** TASK TO COMPLETE **
With pictures left out, extract every line between the start of the records below and the line holding "const lastPrice = 78.30, lastHour = 14.27;", inclusive.

Plotting code records
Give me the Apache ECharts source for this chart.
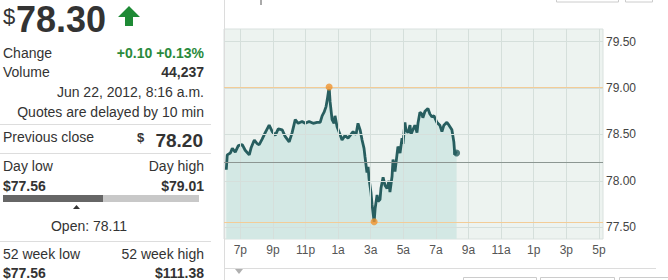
<!DOCTYPE html>
<html>
<head>
<meta charset="utf-8">
<script src="https://cdn.jsdelivr.net/npm/echarts@6/dist/echarts.min.js"></script>
<style>
html,body{margin:0;padding:0;background:#fff;}
#c{width:668px;height:280px;}
</style>
</head>
<body>
<div id="c"></div>
<script>
// hours after 18:00 (previous day), intraday price
const hours = [0.14,0.20,0.39,0.51,0.69,0.88,1.12,1.30,1.55,1.67,1.86,2.04,2.16,2.34,2.53,2.77,2.96,3.14,3.33,3.57,3.75,4.00,4.18,4.37,4.55,4.79,4.98,5.22,5.47,5.71,5.90,6.02,6.14,6.26,6.33,6.45,6.51,6.63,6.75,6.81,6.94,7.12,7.24,7.43,7.61,7.79,7.92,8.10,8.22,8.35,8.47,8.59,8.65,8.77,8.84,8.90,9.02,9.08,9.21,9.27,9.39,9.45,9.57,9.63,9.76,9.88,10.00,10.12,10.18,10.31,10.37,10.49,10.61,10.67,10.80,10.92,10.98,11.10,11.16,11.29,11.41,11.47,11.59,11.71,11.84,11.90,12.02,12.14,12.20,12.33,12.51,12.63,12.76,12.88,13.06,13.24,13.37,13.49,13.67,13.80,13.98,14.10,14.16,14.22,14.27];
const prices = [78.12,78.28,78.30,78.35,78.31,78.38,78.39,78.33,78.28,78.36,78.44,78.40,78.39,78.45,78.52,78.60,78.53,78.49,78.56,78.55,78.48,78.42,78.52,78.66,78.62,78.64,78.62,78.64,78.62,78.63,78.63,78.70,78.74,78.80,78.87,79.01,78.85,78.66,78.62,78.70,78.58,78.50,78.44,78.49,78.46,78.50,78.53,78.50,78.62,78.55,78.44,78.35,78.26,78.09,78.15,78.02,77.87,77.75,77.56,77.70,77.85,77.78,77.80,77.92,78.04,77.95,77.92,78.00,77.88,78.05,78.23,78.10,78.28,78.37,78.30,78.46,78.40,78.63,78.55,78.52,78.60,78.50,78.55,78.60,78.52,78.62,78.74,78.72,78.68,78.75,78.78,78.72,78.69,78.70,78.63,78.60,78.53,78.60,78.63,78.60,78.55,78.42,78.28,78.31,78.30];
const yTicks = [77.5, 78.0, 78.5, 79.0, 79.5];
const xTickHours = [1,3,5,7,9,11,13,15,17,19,21,23];
const xTickLabels = ['7p','9p','11p','1a','3a','5a','7a','9a','11a','1p','3p','5p'];
const prevClose = 78.20;
const dayHigh = 79.01, dayHighHour = 6.45;
const dayLow = 77.56, dayLowHour = 9.21;
const lastPrice = 78.30, lastHour = 14.27;

const chart = echarts.init(document.getElementById('c'), null, {renderer:'svg'});
const FF = '"Liberation Sans", Arial, sans-serif';
function txt(t, x, y, size, opts) {
  opts = opts || {};
  return {type:'text', silent:true, z:100, style:{text:t, x:x, y:y, fontSize:size, fontFamily:FF,
    fontWeight:opts.bold?'bold':'normal', fill:opts.color||'#333', align:opts.align||'left', verticalAlign:'middle'}};
}
const label = {};
xTickHours.forEach((h,i)=>{label[h]=xTickLabels[i];});

const gridLineData = yTicks.map(v=>({yAxis:v})).concat(xTickHours.map(h=>({xAxis:h})));

chart.setOption({
  animation:false,
  grid:{left:224, top:29, right:65, bottom:41, show:true, backgroundColor:'#edf3f0', borderColor:'#d9e1de', borderWidth:1},
  xAxis:{type:'value', min:0, max:23.25,
    axisLine:{show:false}, axisTick:{show:false}, splitLine:{show:false},
    axisLabel:{customValues:xTickHours, formatter:v=>label[Math.round(v)]||'', color:'#555', fontSize:12, fontFamily:FF, margin:5}},
  yAxis:{type:'value', position:'right', min:77.375, max:79.635, scale:true,
    axisLine:{show:false}, axisTick:{show:false}, splitLine:{show:false},
    axisLabel:{customValues:yTicks, formatter:v=>v.toFixed(2), color:'#444', fontSize:12, fontFamily:FF, margin:3}},
  series:[
    {type:'line', data:[], silent:true, z:1,
     markLine:{silent:true, symbol:'none', label:{show:false}, lineStyle:{color:'#d5dfdb', width:1, type:'solid'}, data:gridLineData}},
    {type:'line', data:hours.map((h,i)=>[h,prices[i]]), showSymbol:false, z:3,
     lineStyle:{color:'#275e5f', width:2.8}, areaStyle:{color:'#d3e8e4', origin:'start', opacity:1},
     markLine:{silent:true, symbol:'none', label:{show:false}, data:[
       {yAxis:prevClose, lineStyle:{color:'#8c9692', width:1, type:'solid'}},
       {yAxis:dayHigh, lineStyle:{color:'#f3cc97', width:1, type:'solid'}},
       {yAxis:dayLow, lineStyle:{color:'#f3cc97', width:1, type:'solid'}}
     ]}},
    {type:'scatter', z:5, symbolSize:7, itemStyle:{color:'#ef9330'}, data:[[dayHighHour,dayHigh],[dayLowHour,dayLow]]},
    {type:'scatter', z:5, symbolSize:7, itemStyle:{color:'#275e5f'}, data:[[lastHour,lastPrice]]}
  ],
  graphic:[
    // panel borders
    {type:'line', silent:true, shape:{x1:224.5,y1:0,x2:224.5,y2:280}, style:{stroke:'#dcdcdc', lineWidth:1}},
    {type:'line', silent:true, shape:{x1:224,y1:268.5,x2:656,y2:268.5}, style:{stroke:'#dcdcdc', lineWidth:1}},
    {type:'polygon', silent:true, shape:{points:[[235,269],[243,269],[239,274]]}, style:{fill:'#b0b0b0'}},
    {type:'rect', silent:true, shape:{x:463.5,y:277.5,width:73,height:10}, style:{fill:'none', stroke:'#ccc'}},
    {type:'rect', silent:true, shape:{x:540.5,y:277.5,width:74,height:10}, style:{fill:'none', stroke:'#ccc'}},
    {type:'rect', silent:true, shape:{x:619.5,y:277.5,width:60,height:10}, style:{fill:'none', stroke:'#ccc'}},
    {type:'rect', silent:true, shape:{x:556.5,y:-10,width:62,height:12}, style:{fill:'none', stroke:'#ccc'}},
    {type:'rect', silent:true, shape:{x:625.5,y:-10,width:27,height:12}, style:{fill:'none', stroke:'#ccc'}},
    {type:'line', silent:true, shape:{x1:261,y1:0,x2:261,y2:5}, style:{stroke:'#555', lineWidth:1}},
    // left quote panel
    txt('$', 3, 16, 22, {}),
    txt('78.30', 16, 19.5, 36, {bold:true}),
    {type:'polygon', silent:true, shape:{points:[[129,6],[140,17],[133,17],[133,26],[125,26],[125,17],[118,17]]}, style:{fill:'#1e8a35'}},
    txt('Change', 3, 53, 14),
    txt('+0.10 +0.13%', 204, 53, 14, {bold:true, color:'#2a8a3c', align:'right'}),
    txt('Volume', 3, 72, 14),
    txt('44,237', 204, 72, 14, {bold:true, align:'right'}),
    txt('Jun 22, 2012, 8:16 a.m.', 204, 92, 14, {align:'right'}),
    txt('Quotes are delayed by 10 min', 204, 112, 14, {align:'right'}),
    {type:'line', silent:true, shape:{x1:0,y1:124.5,x2:211,y2:124.5}, style:{stroke:'#dddddd', lineWidth:1}},
    txt('Previous close', 3, 137, 14),
    txt('$', 137, 137, 13, {bold:true}),
    txt('78.20', 203, 140, 19, {bold:true, align:'right'}),
    {type:'line', silent:true, shape:{x1:0,y1:153.5,x2:211,y2:153.5}, style:{stroke:'#dddddd', lineWidth:1}},
    txt('Day low', 3, 166, 14),
    txt('Day high', 204, 166, 14, {align:'right'}),
    txt('$77.56', 3, 186, 14, {bold:true}),
    txt('$79.01', 204, 186, 14, {bold:true, align:'right'}),
    {type:'rect', silent:true, shape:{x:3,y:195,width:100,height:7}, style:{fill:'#666666'}},
    {type:'rect', silent:true, shape:{x:103,y:195,width:96,height:7}, style:{fill:'#c8c8c8'}},
    {type:'polygon', silent:true, shape:{points:[[73,209],[80,209],[76.5,205]]}, style:{fill:'#333'}},
    txt('Open: 78.11', 89, 226, 14, {align:'center'}),
    {type:'line', silent:true, shape:{x1:0,y1:241.5,x2:211,y2:241.5}, style:{stroke:'#dddddd', lineWidth:1}},
    txt('52 week low', 3, 254, 14),
    txt('52 week high', 204, 254, 14, {align:'right'}),
    txt('$77.56', 3, 273, 14, {bold:true}),
    txt('$111.38', 204, 273, 14, {bold:true, align:'right'})
  ]
});
</script>
</body>
</html>
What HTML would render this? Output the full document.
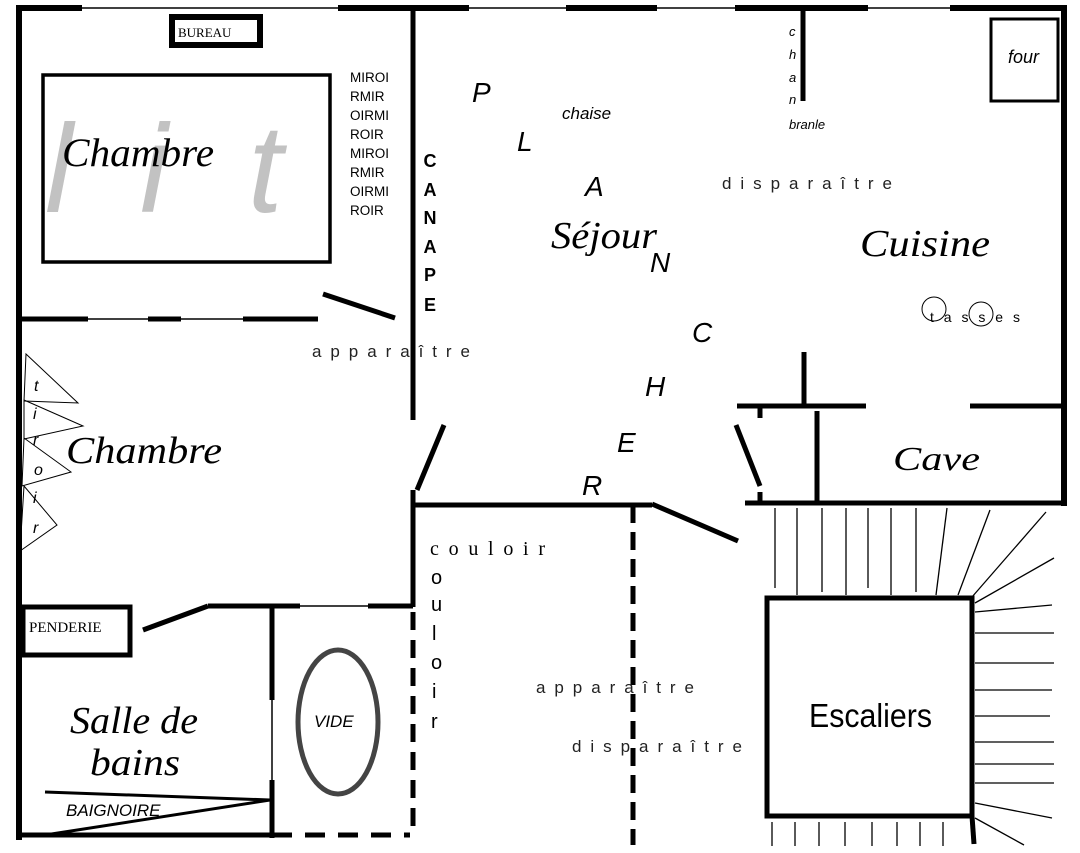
<!DOCTYPE html>
<html><head><meta charset="utf-8"><style>
html,body{margin:0;padding:0;background:#fff;}
svg{display:block;}
text{font-family:"Liberation Sans",sans-serif;}
.ser{font-family:"Liberation Serif",serif;}
</style></head><body>
<svg width="1080" height="853" viewBox="0 0 1080 853" xmlns="http://www.w3.org/2000/svg">
<rect width="1080" height="853" fill="#fff"/>
<g stroke="#000" fill="none" stroke-linecap="butt">
<line x1="18" y1="8" x2="1062" y2="8" stroke-width="1.5"/>
<g stroke-width="6">
<line x1="16" y1="8" x2="82" y2="8"/><line x1="338" y1="8" x2="469" y2="8"/>
<line x1="566" y1="8" x2="657" y2="8"/><line x1="735" y1="8" x2="868" y2="8"/>
<line x1="950" y1="8" x2="1066" y2="8"/>
</g>
<line x1="19" y1="5" x2="19" y2="840" stroke-width="6"/>
<line x1="1064" y1="5" x2="1064" y2="506" stroke-width="6"/>
<rect x="172" y="17" width="88" height="28" stroke-width="6"/>
<rect x="43" y="75" width="287" height="187" stroke-width="3.5"/>
<line x1="413" y1="8" x2="413" y2="420" stroke-width="5"/>
<line x1="18" y1="319" x2="318" y2="319" stroke-width="1.5"/>
<g stroke-width="5">
<line x1="18" y1="319" x2="88" y2="319"/><line x1="148" y1="319" x2="181" y2="319"/><line x1="243" y1="319" x2="318" y2="319"/>
<line x1="323" y1="294" x2="395" y2="318"/>
<line x1="803" y1="8" x2="803" y2="101"/>
<line x1="737" y1="406" x2="866" y2="406"/><line x1="804" y1="352" x2="804" y2="406"/>
<line x1="970" y1="406" x2="1064" y2="406"/>
<line x1="817" y1="411" x2="817" y2="503"/>
<line x1="760" y1="406" x2="760" y2="418"/>
<line x1="736" y1="425" x2="760" y2="486"/>
<line x1="760" y1="492" x2="760" y2="503"/>
<line x1="745" y1="503" x2="1066" y2="503"/>
<line x1="444" y1="425" x2="417" y2="490"/>
<line x1="413" y1="490" x2="413" y2="607"/>
<line x1="413" y1="505" x2="652" y2="505"/>
<line x1="652" y1="504" x2="738" y2="541"/>
<line x1="208" y1="606" x2="300" y2="606"/><line x1="368" y1="606" x2="413" y2="606"/>
<line x1="143" y1="630" x2="208" y2="606"/>
<rect x="23" y="607" width="107" height="48"/>
<line x1="272" y1="606" x2="272" y2="700"/><line x1="272" y1="780" x2="272" y2="838"/>
<line x1="18" y1="835" x2="272" y2="835"/>
</g>
<line x1="300" y1="606" x2="368" y2="606" stroke-width="1.5"/>
<line x1="272" y1="700" x2="272" y2="780" stroke-width="1.5"/>
<line x1="272" y1="835" x2="410" y2="835" stroke-width="5" stroke-dasharray="20,13"/>
<path d="M413 612 L413 830" stroke-width="5" stroke-dasharray="18,10"/>
<path d="M633 505 L633 845" stroke-width="5" stroke-dasharray="18,9"/>
<line x1="45" y1="792" x2="270" y2="800" stroke-width="3"/>
<line x1="45" y1="835" x2="270" y2="800" stroke-width="3"/>
<ellipse cx="338" cy="722" rx="40" ry="72" stroke="#444" stroke-width="5"/>
<rect x="767" y="598" width="205" height="218" stroke-width="5"/>
<g stroke-width="1.3">
<line x1="775" y1="508" x2="775" y2="588"/><line x1="797" y1="508" x2="797" y2="595"/>
<line x1="822" y1="508" x2="822" y2="592"/><line x1="846" y1="508" x2="846" y2="595"/>
<line x1="868" y1="508" x2="868" y2="588"/><line x1="891" y1="508" x2="891" y2="595"/>
<line x1="916" y1="508" x2="916" y2="592"/><line x1="947" y1="508" x2="936" y2="595"/>
<line x1="990" y1="510" x2="958" y2="595"/><line x1="1046" y1="512" x2="972" y2="597"/>
<line x1="1054" y1="558" x2="975" y2="603"/><line x1="1052" y1="605" x2="975" y2="612"/>
<line x1="975" y1="633" x2="1054" y2="633"/><line x1="975" y1="663" x2="1054" y2="663"/>
<line x1="975" y1="690" x2="1052" y2="690"/><line x1="975" y1="716" x2="1050" y2="716"/>
<line x1="975" y1="742" x2="1054" y2="742"/><line x1="975" y1="764" x2="1054" y2="764"/>
<line x1="975" y1="783" x2="1054" y2="783"/><line x1="975" y1="803" x2="1052" y2="818"/>
<line x1="975" y1="818" x2="1024" y2="845"/>
<line x1="772" y1="822" x2="772" y2="846"/><line x1="795" y1="822" x2="795" y2="846"/>
<line x1="819" y1="822" x2="819" y2="846"/><line x1="845" y1="822" x2="845" y2="846"/>
<line x1="872" y1="822" x2="872" y2="846"/><line x1="897" y1="822" x2="897" y2="846"/>
<line x1="920" y1="822" x2="920" y2="846"/><line x1="943" y1="822" x2="943" y2="846"/>
</g>
<line x1="972" y1="816" x2="974" y2="844" stroke-width="5"/>
<rect x="991" y="19" width="67" height="82" stroke-width="3"/>
<g stroke-width="1">
<polygon points="26,354 78,403 24,401"/>
<polygon points="24,400 83,426 24,439"/>
<polygon points="24,438 71,472 22,486"/>
<polygon points="24,486 57,525 20,551"/>
</g>
<circle cx="934" cy="309" r="12" stroke-width="1"/>
<circle cx="981" cy="314" r="12" stroke-width="1"/>
</g>
<g fill="#c2c2c2" font-family="Liberation Serif,serif" font-style="italic" font-size="125">
<text x="45" y="212">l</text><text x="140" y="212">i</text><text x="248" y="212">t</text>
</g>
<g fill="#000">
<text class="ser" x="62" y="166" font-size="40" font-style="italic" textLength="152" lengthAdjust="spacingAndGlyphs">Chambre</text>
<text class="ser" x="178" y="37" font-size="13">BUREAU</text>
<g class="ser" font-size="13.5"><text x="350" y="82">MIROI</text><text x="350" y="101">RMIR</text><text x="350" y="120">OIRMI</text><text x="350" y="139">ROIR</text><text x="350" y="158">MIROI</text><text x="350" y="177">RMIR</text><text x="350" y="196">OIRMI</text><text x="350" y="215">ROIR</text></g>
<g font-size="18" font-weight="bold" text-anchor="middle"><text x="430" y="167">C</text><text x="430" y="196">A</text><text x="430" y="224">N</text><text x="430" y="253">A</text><text x="430" y="281">P</text><text x="430" y="311">E</text></g>
<text x="312" y="357" font-size="17" fill="#222" textLength="158" lengthAdjust="spacing">apparaître</text>
<g font-size="28" font-style="italic"><text x="472" y="102">P</text><text x="517" y="151">L</text><text x="585" y="196">A</text><text x="650" y="272">N</text><text x="692" y="342">C</text><text x="645" y="396">H</text><text x="617" y="452">E</text><text x="582" y="495">R</text></g>
<text class="ser" x="551" y="248" font-size="38" font-style="italic" textLength="106" lengthAdjust="spacingAndGlyphs">Séjour</text>
<text x="562" y="119" font-size="17" font-style="italic">chaise</text>
<g font-size="13" font-style="italic"><text x="789" y="36">c</text><text x="789" y="59">h</text><text x="789" y="82">a</text><text x="789" y="104">n</text><text x="789" y="129">branle</text></g>
<text x="1008" y="63" font-size="18" font-style="italic">four</text>
<text x="722" y="189" font-size="17" fill="#222" textLength="170" lengthAdjust="spacing">disparaître</text>
<text class="ser" x="860" y="256" font-size="38" font-style="italic" textLength="130" lengthAdjust="spacingAndGlyphs">Cuisine</text>
<text x="930" y="322" font-size="14" textLength="90" lengthAdjust="spacing">tasses</text>
<text class="ser" x="893" y="470" font-size="34" font-style="italic" textLength="87" lengthAdjust="spacingAndGlyphs">Cave</text>
<text class="ser" x="66" y="463" font-size="38" font-style="italic" textLength="156" lengthAdjust="spacingAndGlyphs">Chambre</text>
<g font-size="16" font-style="italic"><text x="34" y="391">t</text><text x="33" y="419">i</text><text x="33" y="445">r</text><text x="34" y="475">o</text><text x="33" y="503">i</text><text x="33" y="533">r</text></g>
<text class="ser" x="430" y="555" font-size="20" textLength="115" lengthAdjust="spacing">couloir</text>
<g class="ser" font-size="20"><text x="431" y="584">o</text><text x="431" y="611">u</text><text x="432" y="640">l</text><text x="431" y="669">o</text><text x="432" y="698">i</text><text x="431" y="728">r</text></g>
<text class="ser" x="29" y="632" font-size="15">PENDERIE</text>
<text class="ser" x="70" y="733" font-size="38" font-style="italic" textLength="128" lengthAdjust="spacingAndGlyphs">Salle de</text>
<text class="ser" x="90" y="775" font-size="38" font-style="italic" textLength="90" lengthAdjust="spacingAndGlyphs">bains</text>
<text x="66" y="816" font-size="17" font-style="italic">BAIGNOIRE</text>
<text x="314" y="727" font-size="17" font-style="italic">VIDE</text>
<text x="536" y="693" font-size="17" fill="#222" textLength="158" lengthAdjust="spacing">apparaître</text>
<text x="572" y="752" font-size="17" fill="#222" textLength="170" lengthAdjust="spacing">disparaître</text>
<text x="809" y="727" font-size="33" textLength="123" lengthAdjust="spacingAndGlyphs">Escaliers</text>
</g>
</svg>
</body></html>
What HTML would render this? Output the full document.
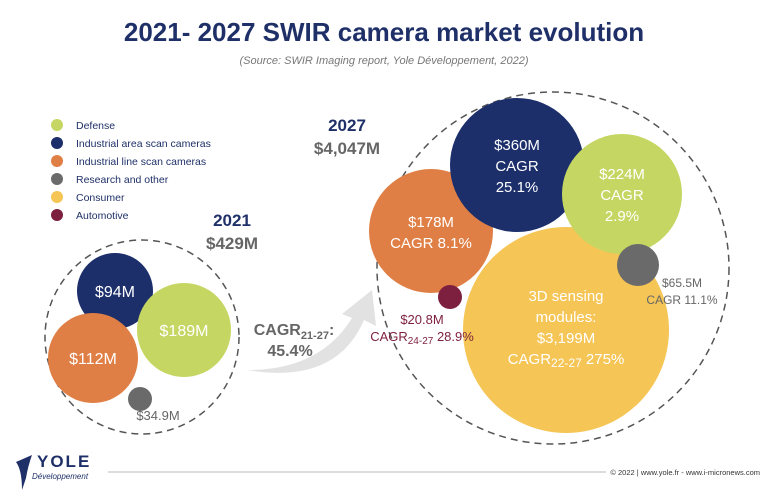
<!DOCTYPE html>
<html><head><meta charset="utf-8"><style>
body{margin:0;background:#fff;font-family:"Liberation Sans",sans-serif}
svg{display:block}
</style></head><body>
<svg id="c" width="768" height="496" viewBox="0 0 768 496" xmlns="http://www.w3.org/2000/svg">
<text x="384" y="41" text-anchor="middle" font-weight="bold" font-size="26" fill="#1f3068">2021- 2027 SWIR camera market evolution</text>
<text x="384" y="64" text-anchor="middle" font-style="italic" font-size="11" fill="#777">(Source: SWIR Imaging report, Yole Développement, 2022)</text>
<g id="legend"></g>
<circle cx="142" cy="337" r="97" fill="none" stroke="#555" stroke-width="1.5" stroke-dasharray="7,5"/>
<circle cx="553" cy="268" r="176" fill="none" stroke="#555" stroke-width="1.5" stroke-dasharray="7,5"/>
<text x="232" y="226" text-anchor="middle" font-weight="bold" font-size="17" fill="#1f3068">2021</text>
<text x="232" y="249" text-anchor="middle" font-weight="bold" font-size="17" fill="#666">$429M</text>
<text x="347" y="131" text-anchor="middle" font-weight="bold" font-size="17" fill="#1f3068">2027</text>
<text x="347" y="154" text-anchor="middle" font-weight="bold" font-size="17" fill="#666">$4,047M</text>
<path d="M248,370 Q320,370 352,318 L342,314 L372,290 L376,326 L364,320 Q336,385 248,370Z" fill="#e2e2e2"/>
<text x="294" y="335" text-anchor="middle" font-weight="bold" font-size="16" fill="#666">CAGR<tspan font-size="11" dy="4">21-27</tspan><tspan dy="-4">:</tspan></text>
<text x="290" y="356" text-anchor="middle" font-weight="bold" font-size="16" fill="#666">45.4%</text>
<g id="bubbles"></g>
<line x1="108" y1="472" x2="606" y2="472" stroke="#bbb" stroke-width="1"/>
<text x="37" y="467" font-weight="bold" font-size="17" fill="#1f3068" letter-spacing="2">YOLE</text>
<text x="32" y="479" font-style="italic" font-size="8" fill="#1f3068">Développement</text>
<path d="M16,462 Q22,470 22,490 L26,478 Q28,466 32,455 Z" fill="#1f3068"/>
<text x="760" y="475" text-anchor="end" font-size="7.5" fill="#333">© 2022 | www.yole.fr - www.i-micronews.com</text>
</svg>
<script>
const segments=["Defense","Industrial area scan cameras","Industrial line scan cameras","Research and other","Consumer","Automotive"];
const colors=["#c5d762","#1c2f6b","#e07f45","#6a6a6a","#f5c556","#7d1f3e"];
const values2021=[189,94,112,34.9,0,0];
const values2027=[224,360,178,65.5,3199,20.8];
const cagr=["2.9%","25.1%","8.1%","11.1%","275%","28.9%"];
const layout2021=[[184,330,47],[115,291,38],[93,358,45],[140,399,12]];
const layout2027=[[622,194,60],[517,165,67],[431,231,62],[638,265,21],[566,330,103],[450,297,12]];
const NS="http://www.w3.org/2000/svg";
function mk(t,a,p){const e=document.createElementNS(NS,t);for(const k in a)e.setAttribute(k,a[k]);p.appendChild(e);return e;}
const lg=document.getElementById('legend');
segments.forEach((s,i)=>{const y=125+i*18;
 const c=mk('circle',{cx:57,cy:y,r:6,fill:colors[i]},lg);
 
 
 const t=mk('text',{x:76,y:y+4,'font-size':10.5,fill:'#1f3068'},lg);t.textContent=s;
 
 });
const bg=document.getElementById('bubbles');
function fmt(v){return v>=1000?'$'+v.toLocaleString('en-US')+'M':'$'+v+'M';}
[1,0,2,3].forEach(i=>{const v=values2021[i];if(!v)return;const L=layout2021[i];
 const c=mk('circle',{cx:L[0],cy:L[1],r:L[2],fill:colors[i]},bg);
 
 
 if(i===3){const t=mk('text',{x:L[0]+18,y:L[1]+21,'font-size':13,fill:'#666','text-anchor':'middle'},bg);t.textContent=fmt(v);}
 else{const t=mk('text',{x:L[0],y:L[1]+6,'font-size':16,fill:'#fff','text-anchor':'middle'},bg);t.textContent=fmt(v);}
});
[4,2,1,0,3,5].forEach(i=>{const v=values2027[i];const L=layout2027[i];
 const c=mk('circle',{cx:L[0],cy:L[1],r:L[2],fill:colors[i]},bg);
 
 
 const x=L[0],y=L[1];let lines,col='#fff',fs=15,lh=21,tx=x,ty;
 if(i===0||i===1){lines=[fmt(v),'CAGR',cagr[i]];ty=y-15;}
 else if(i===2){lines=[fmt(v),'CAGR '+cagr[i]];ty=y-4;}
 else if(i===3){lines=[fmt(v),'CAGR '+cagr[i]];col='#666';fs=12;lh=17;tx=x+44;ty=y+22;}
 else if(i===4){lines=['3D sensing','modules:',fmt(v),'CAGR'];ty=y-29;}
 else{lines=[fmt(v),'CAGR'];col='#7d1f3e';fs=13;lh=17;tx=x-28;ty=y+27;}
 lines.forEach((s,k)=>{const t=mk('text',{x:tx,y:ty+k*lh,'font-size':fs,fill:col,'text-anchor':'middle'},bg);
  if(s==='CAGR'&&(i===4||i===5)){t.innerHTML='CAGR<tspan font-size="'+(fs-3)+'" dy="3">'+(i===4?'22-27':'24-27')+'</tspan><tspan dy="-3"> '+cagr[i]+'</tspan>';}
  else t.textContent=s;});
});
</script>
</body></html>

** COMPLETE RESPONSE **
Give me the Apache ECharts source for this chart.
<!DOCTYPE html>
<html>
<head>
<meta charset="utf-8">
<script src="https://cdn.jsdelivr.net/npm/echarts@6/dist/echarts.min.js"></script>
<style>
html,body{margin:0;padding:0;background:#fff;}
#c{width:668px;height:280px;}
</style>
</head>
<body>
<div id="c"></div>
<script>
// hours after 18:00 (previous day), intraday price
const hours = [0.14,0.20,0.39,0.51,0.69,0.88,1.12,1.30,1.55,1.67,1.86,2.04,2.16,2.34,2.53,2.77,2.96,3.14,3.33,3.57,3.75,4.00,4.18,4.37,4.55,4.79,4.98,5.22,5.47,5.71,5.90,6.02,6.14,6.26,6.33,6.45,6.51,6.63,6.75,6.81,6.94,7.12,7.24,7.43,7.61,7.79,7.92,8.10,8.22,8.35,8.47,8.59,8.65,8.77,8.84,8.90,9.02,9.08,9.21,9.27,9.39,9.45,9.57,9.63,9.76,9.88,10.00,10.12,10.18,10.31,10.37,10.49,10.61,10.67,10.80,10.92,10.98,11.10,11.16,11.29,11.41,11.47,11.59,11.71,11.84,11.90,12.02,12.14,12.20,12.33,12.51,12.63,12.76,12.88,13.06,13.24,13.37,13.49,13.67,13.80,13.98,14.10,14.16,14.22,14.27];
const prices = [78.12,78.28,78.30,78.35,78.31,78.38,78.39,78.33,78.28,78.36,78.44,78.40,78.39,78.45,78.52,78.60,78.53,78.49,78.56,78.55,78.48,78.42,78.52,78.66,78.62,78.64,78.62,78.64,78.62,78.63,78.63,78.70,78.74,78.80,78.87,79.01,78.85,78.66,78.62,78.70,78.58,78.50,78.44,78.49,78.46,78.50,78.53,78.50,78.62,78.55,78.44,78.35,78.26,78.09,78.15,78.02,77.87,77.75,77.56,77.70,77.85,77.78,77.80,77.92,78.04,77.95,77.92,78.00,77.88,78.05,78.23,78.10,78.28,78.37,78.30,78.46,78.40,78.63,78.55,78.52,78.60,78.50,78.55,78.60,78.52,78.62,78.74,78.72,78.68,78.75,78.78,78.72,78.69,78.70,78.63,78.60,78.53,78.60,78.63,78.60,78.55,78.42,78.28,78.31,78.30];
const yTicks = [77.5, 78.0, 78.5, 79.0, 79.5];
const xTickHours = [1,3,5,7,9,11,13,15,17,19,21,23];
const xTickLabels = ['7p','9p','11p','1a','3a','5a','7a','9a','11a','1p','3p','5p'];
const prevClose = 78.20;
const dayHigh = 79.01, dayHighHour = 6.45;
const dayLow = 77.56, dayLowHour = 9.21;
const lastPrice = 78.30, lastHour = 14.27;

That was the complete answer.